[SUPPLIED INFORMATION]
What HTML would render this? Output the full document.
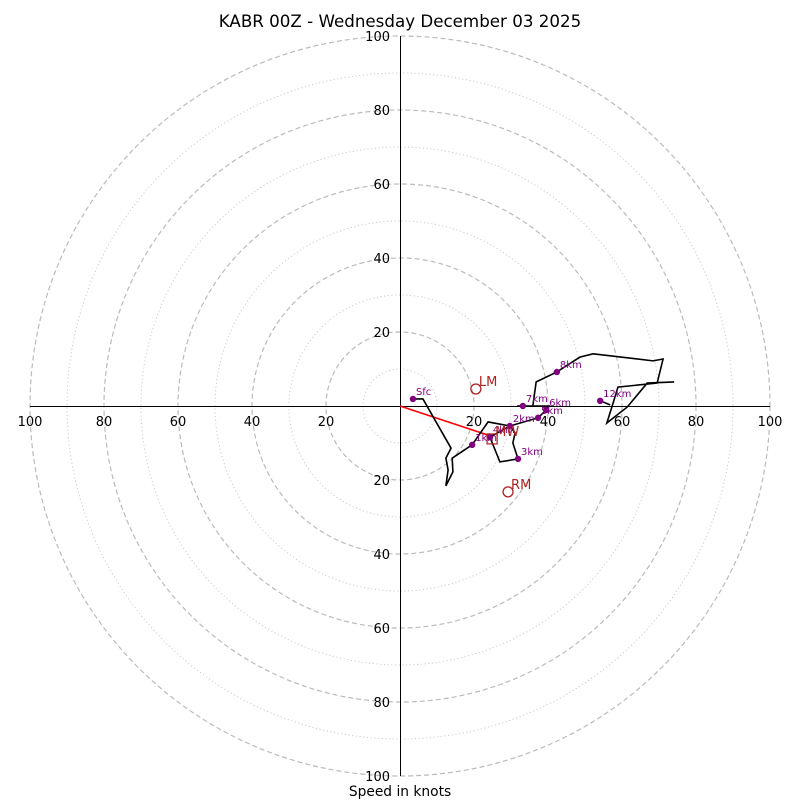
<!DOCTYPE html>
<html><head><meta charset="utf-8"><style>
body{margin:0;background:#fff;}
svg text{font-family:"DejaVu Sans","Liberation Sans",sans-serif;}
</style></head><body>
<svg id="chart" width="800" height="800" xmlns="http://www.w3.org/2000/svg">
<rect width="800" height="800" fill="#fff"/>
<g id="grid"></g><g id="axes"></g><g id="series"></g><g id="marks"></g>
<text x="400" y="27" font-size="16.7" text-anchor="middle">KABR 00Z - Wednesday December 03 2025</text>
<text x="400" y="796" font-size="13.8" text-anchor="middle">Speed in knots</text>
</svg>
<script>
const hodoU = [3.5,6.2,13.8,12.4,13.0,12.4,14.3,14.1,19.5,23.8,29.7,31.1,30.5,31.9,27.0,24.3,29.7,37.3,39.5,40.3,31.6,33.2,35.9,36.8,42.4,48.6,52.2,68.4,71.1,69.5,58.9,57.6,55.9,61.4,66.8,74.1];
const hodoV = [1.9,1.9,-11.4,-14.1,-17.3,-21.6,-17.8,-14.1,-10.5,-4.3,-5.4,-7.3,-10.0,-14.3,-15.1,-8.4,-5.4,-3.2,-1.1,0,0,0,0,6.5,9.2,13.2,14.1,12.2,12.7,6.2,5.1,0.8,-4.6,-0.3,6.2,6.5];
const branchU = [54.1,56.8];
const branchV = [1.4,0.3];
const markerLabels = ["Sfc","1km","2km","3km","4km","5km","6km","7km","8km","12km"];
const markerU = [3.5,19.5,29.7,31.9,24.3,37.3,39.5,33.2,42.4,54.1];
const markerV = [1.9,-10.5,-5.4,-14.3,-8.4,-3.2,-1.1,0,9.2,1.4];
const motionLabels = ["LM","RM"];
const motionU = [20.5,29.2];
const motionV = [4.6,-23.2];
const meanWindU = [24.9];
const meanWindV = [-8.9];
const ringValues = [10,20,30,40,50,60,70,80,90,100];
const tickLabels = ["20","40","60","80","100"];

const NS="http://www.w3.org/2000/svg";
const cx=400, cy=406, R=370, maxV=100;
const sx=u=>cx+u*R/maxV, sy=v=>cy-v*R/maxV, sr=r=>r*R/maxV;
function mk(tag,attrs,parent){const e=document.createElementNS(NS,tag);for(const k in attrs)e.setAttribute(k,attrs[k]);parent.appendChild(e);return e;}
const grid=document.getElementById('grid'),axes=document.getElementById('axes'),series=document.getElementById('series'),marks=document.getElementById('marks');
ringValues.forEach(v=>{
  const dashed=v%20===0;
  const c=mk('circle',{cx:cx,cy:cy,r:sr(v),fill:'none',stroke:dashed?'#bbb':'#ccc','stroke-width':dashed?1.2:1,'stroke-dasharray':dashed?'5,3':'1.2,2.5'},grid);
  
  
});
let l=mk('line',{x1:sx(-100),y1:cy+0.5,x2:sx(100),y2:cy+0.5,stroke:'#000','stroke-width':1},axes);


l=mk('line',{x1:cx+0.5,y1:sy(100),x2:cx+0.5,y2:sy(-100),stroke:'#000','stroke-width':1},axes);


tickLabels.forEach(t=>{
  const v=+t;
  [[sx(v),cy+20,'middle'],[sx(-v),cy+20,'middle']].forEach(p=>{
    const e=mk('text',{x:p[0],y:p[1],'font-size':13,'text-anchor':p[2]},axes);e.textContent=t;
    
    
  });
  [sy(v),sy(-v)].forEach(y=>{
    const e=mk('text',{x:cx-10,y:y+5,'font-size':13,'text-anchor':'end'},axes);e.textContent=t;
    
    
  });
});
let rl=mk('line',{x1:cx,y1:cy,x2:sx(meanWindU[0]-1),y2:sy(meanWindV[0]+1),stroke:'#f00','stroke-width':1.6},series);


let pl=mk('polyline',{points:hodoU.map((u,i)=>sx(u)+','+sy(hodoV[i])).join(' '),fill:'none',stroke:'#000','stroke-width':1.6},series);


pl=mk('polyline',{points:branchU.map((u,i)=>sx(u)+','+sy(branchV[i])).join(' '),fill:'none',stroke:'#000','stroke-width':1.6},series);


markerLabels.forEach((t,i)=>{
  const c=mk('circle',{cx:sx(markerU[i]),cy:sy(markerV[i]),r:3.2,fill:'#800080'},marks);
  
  
  const e=mk('text',{x:sx(markerU[i])+3,y:sy(markerV[i])-4,'font-size':10,fill:'#800080'},marks);e.textContent=t;
  
  
});
motionLabels.forEach((t,i)=>{
  const c=mk('circle',{cx:sx(motionU[i]),cy:sy(motionV[i]),r:5,fill:'none',stroke:'#b22222','stroke-width':1.3},marks);
  
  
  const e=mk('text',{x:sx(motionU[i])+3,y:sy(motionV[i])-3,'font-size':13,fill:'#b22222'},marks);e.textContent=t;
  
  
});
let sq=mk('rect',{x:sx(meanWindU[0])-5,y:sy(meanWindV[0])-5,width:10,height:10,fill:'none',stroke:'#b22222','stroke-width':1.2},marks);


let mw=mk('text',{x:sx(meanWindU[0])+3,y:sy(meanWindV[0])-3,'font-size':13,fill:'#b22222'},marks);mw.textContent='MW';


</script>
</body></html>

[TASK DETAILS] Return the listing above in full and without alteration, excluding its pictures.

[COMPLETE OUTPUT]
What HTML would render this? Output the full document.
<!DOCTYPE html>
<html><head><meta charset="utf-8"><style>
body{margin:0;background:#fff;}
svg text{font-family:"DejaVu Sans","Liberation Sans",sans-serif;}
</style></head><body>
<svg id="chart" width="800" height="800" xmlns="http://www.w3.org/2000/svg">
<rect width="800" height="800" fill="#fff"/>
<g id="grid"></g><g id="axes"></g><g id="series"></g><g id="marks"></g>
<text x="400" y="27" font-size="16.7" text-anchor="middle">KABR 00Z - Wednesday December 03 2025</text>
<text x="400" y="796" font-size="13.8" text-anchor="middle">Speed in knots</text>
</svg>
<script>
const hodoU = [3.5,6.2,13.8,12.4,13.0,12.4,14.3,14.1,19.5,23.8,29.7,31.1,30.5,31.9,27.0,24.3,29.7,37.3,39.5,40.3,31.6,33.2,35.9,36.8,42.4,48.6,52.2,68.4,71.1,69.5,58.9,57.6,55.9,61.4,66.8,74.1];
const hodoV = [1.9,1.9,-11.4,-14.1,-17.3,-21.6,-17.8,-14.1,-10.5,-4.3,-5.4,-7.3,-10.0,-14.3,-15.1,-8.4,-5.4,-3.2,-1.1,0,0,0,0,6.5,9.2,13.2,14.1,12.2,12.7,6.2,5.1,0.8,-4.6,-0.3,6.2,6.5];
const branchU = [54.1,56.8];
const branchV = [1.4,0.3];
const markerLabels = ["Sfc","1km","2km","3km","4km","5km","6km","7km","8km","12km"];
const markerU = [3.5,19.5,29.7,31.9,24.3,37.3,39.5,33.2,42.4,54.1];
const markerV = [1.9,-10.5,-5.4,-14.3,-8.4,-3.2,-1.1,0,9.2,1.4];
const motionLabels = ["LM","RM"];
const motionU = [20.5,29.2];
const motionV = [4.6,-23.2];
const meanWindU = [24.9];
const meanWindV = [-8.9];
const ringValues = [10,20,30,40,50,60,70,80,90,100];
const tickLabels = ["20","40","60","80","100"];

const NS="http://www.w3.org/2000/svg";
const cx=400, cy=406, R=370, maxV=100;
const sx=u=>cx+u*R/maxV, sy=v=>cy-v*R/maxV, sr=r=>r*R/maxV;
function mk(tag,attrs,parent){const e=document.createElementNS(NS,tag);for(const k in attrs)e.setAttribute(k,attrs[k]);parent.appendChild(e);return e;}
const grid=document.getElementById('grid'),axes=document.getElementById('axes'),series=document.getElementById('series'),marks=document.getElementById('marks');
ringValues.forEach(v=>{
  const dashed=v%20===0;
  const c=mk('circle',{cx:cx,cy:cy,r:sr(v),fill:'none',stroke:dashed?'#bbb':'#ccc','stroke-width':dashed?1.2:1,'stroke-dasharray':dashed?'5,3':'1.2,2.5'},grid);
  
  
});
let l=mk('line',{x1:sx(-100),y1:cy+0.5,x2:sx(100),y2:cy+0.5,stroke:'#000','stroke-width':1},axes);


l=mk('line',{x1:cx+0.5,y1:sy(100),x2:cx+0.5,y2:sy(-100),stroke:'#000','stroke-width':1},axes);


tickLabels.forEach(t=>{
  const v=+t;
  [[sx(v),cy+20,'middle'],[sx(-v),cy+20,'middle']].forEach(p=>{
    const e=mk('text',{x:p[0],y:p[1],'font-size':13,'text-anchor':p[2]},axes);e.textContent=t;
    
    
  });
  [sy(v),sy(-v)].forEach(y=>{
    const e=mk('text',{x:cx-10,y:y+5,'font-size':13,'text-anchor':'end'},axes);e.textContent=t;
    
    
  });
});
let rl=mk('line',{x1:cx,y1:cy,x2:sx(meanWindU[0]-1),y2:sy(meanWindV[0]+1),stroke:'#f00','stroke-width':1.6},series);


let pl=mk('polyline',{points:hodoU.map((u,i)=>sx(u)+','+sy(hodoV[i])).join(' '),fill:'none',stroke:'#000','stroke-width':1.6},series);


pl=mk('polyline',{points:branchU.map((u,i)=>sx(u)+','+sy(branchV[i])).join(' '),fill:'none',stroke:'#000','stroke-width':1.6},series);


markerLabels.forEach((t,i)=>{
  const c=mk('circle',{cx:sx(markerU[i]),cy:sy(markerV[i]),r:3.2,fill:'#800080'},marks);
  
  
  const e=mk('text',{x:sx(markerU[i])+3,y:sy(markerV[i])-4,'font-size':10,fill:'#800080'},marks);e.textContent=t;
  
  
});
motionLabels.forEach((t,i)=>{
  const c=mk('circle',{cx:sx(motionU[i]),cy:sy(motionV[i]),r:5,fill:'none',stroke:'#b22222','stroke-width':1.3},marks);
  
  
  const e=mk('text',{x:sx(motionU[i])+3,y:sy(motionV[i])-3,'font-size':13,fill:'#b22222'},marks);e.textContent=t;
  
  
});
let sq=mk('rect',{x:sx(meanWindU[0])-5,y:sy(meanWindV[0])-5,width:10,height:10,fill:'none',stroke:'#b22222','stroke-width':1.2},marks);


let mw=mk('text',{x:sx(meanWindU[0])+3,y:sy(meanWindV[0])-3,'font-size':13,fill:'#b22222'},marks);mw.textContent='MW';


</script>
</body></html>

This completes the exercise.